When I started working as a professional journalist as a high school senior a decade ago, I don't know that I ever thought I'd still be doing it when I was 28.

I started because the adviser on my school paper said the local paper — The Appleton Post-Crescent — was looking for high school students to cover high school sports, and it seemed like a perfect fit.

I can't say it's always been perfect (don't ask me about my job after a four-hour meeting at City Hall), but it's always at least been interesting. I've attended Brett Favre's celebrity softball game, spent a day with a Christmas tree salesman and written more city government stories than I care to recollect.

But working at a newspaper has given me a decade's worth of experiences that I know I wouldn't have had if I was an accountant or lumberjack or something else.

Here's a look at some of the more memorable experiences.

Yer a wizard, Harry. I've never been the coolest person in the room (that would be my brother, whose hand-me-downs are one of my few sources of fashionable clothes), but I always thought I was able to hide my nerdiness (nerdliness?) from my co-workers.

That is, until the seventh Harry Potter book came out.

Like many things — drinking socially, The Wire, being able to talk to women coherently — I came to the Harry Potter party a little bit later in life than everybody else. I don't think I read any of the books until the first two movies were released, and even then it was only to get my friends to stop bothering me. But I got sucked in on the third book and saw why my friends liked the series so much.

So when the seventh book was coming out in the summer of 2007, I brought up the idea of going to a local bookstore and doing a story about the book release, which was scheduled for a minute after midnight sometime that July. Little did I know my bright idea would have legs. After talking to a couple of editors, somebody — and I still want to know who this was -- said, "Hey Al, why don't you do a live Harry Potter blog?" I thought about it for a while and figured it wouldn't be too difficult, since I was going to be at the bookstore for a couple hours anyway.

Then came the blog photo.

My editors decided they wanted a photo of me to run with my first blog entry, which would be a couple days ahead of the book release. I thought it would be just a mug shot of me smiling like an idiot. But no, they said, we want a picture of you smiling like an idiot while holding the six Harry Potter books in front of you. I'm not going to post it here, but suffice it to say, the photo that appeared with that blog is one of the many reasons I can never run for political office. One of the questions I asked the photographer was, "Does shame show up well in digital photography?" (As it turns out, it does.)

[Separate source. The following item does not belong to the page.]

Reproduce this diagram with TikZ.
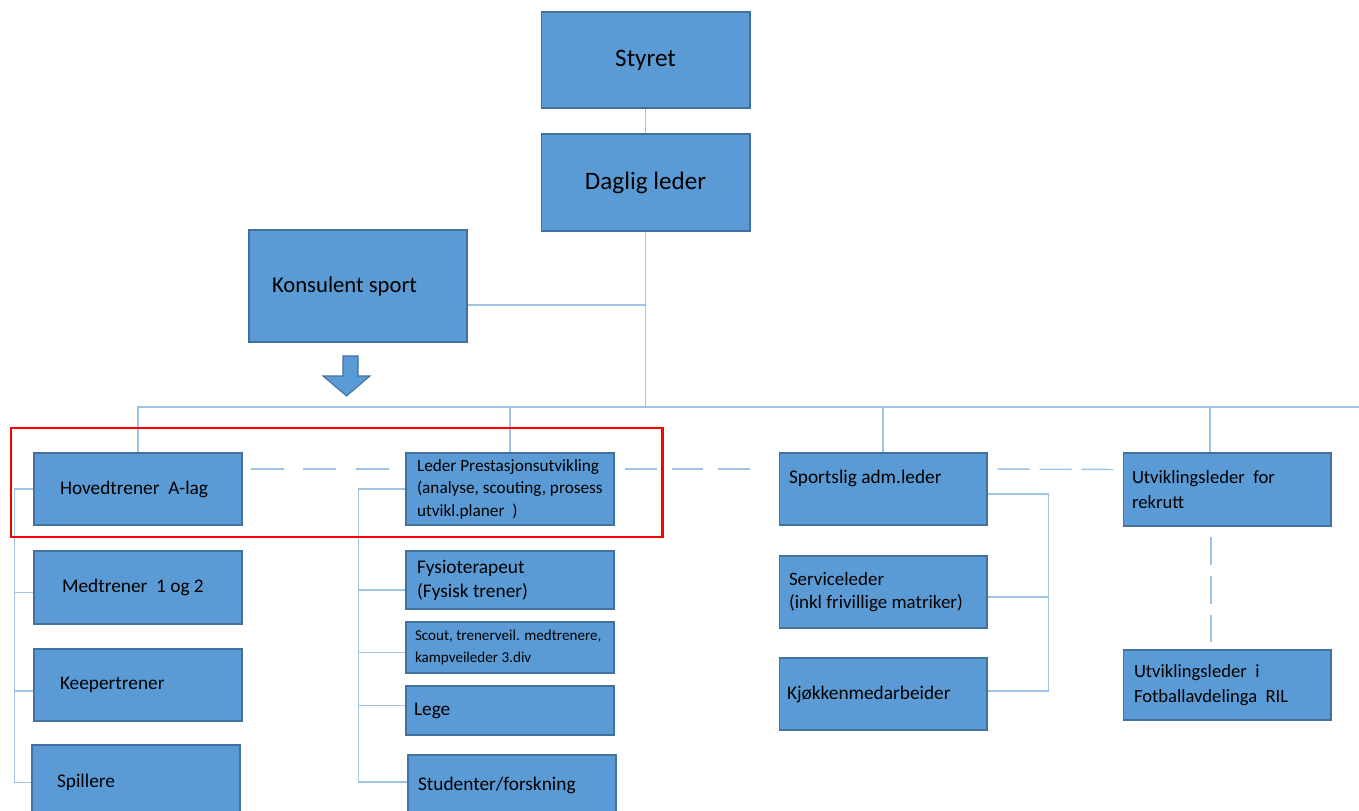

The live blog itself wasn't that big of a deal, except that my digital camera didn't work, so I couldn't post photos like I planned. But other than that, it was fun talking to people — some who showed up 10 hours before the book release to get their places in line — and I was relieved to find I was probably not the nerdiest nor the oldest person there. So that's something.

Life on a Plane. In the last 10 years, I've probably taken fewer than a dozen commercial flights. (I use my credit card points for Best Buy gift cards, not airline miles.) But in the last three years, I've piloted a four-passenger plane over the farm fields of Waukesha County and ridden in the belly of a World War II-era bomber, which I'm not sure you could do even if you had enough credit card miles. Last spring, representatives from the Airline Owners and Pilots Association held a meeting in Brookfield to try and recruit private pilots, the reason being the number of private pilots is dwindling and career opportunities are opening up. So under some flimsy pretense or another (and after finding somebody in the program who was tangentially connected to Brookfield), I set up a practice flight with one of the instructors at Crites Field in Waukesha.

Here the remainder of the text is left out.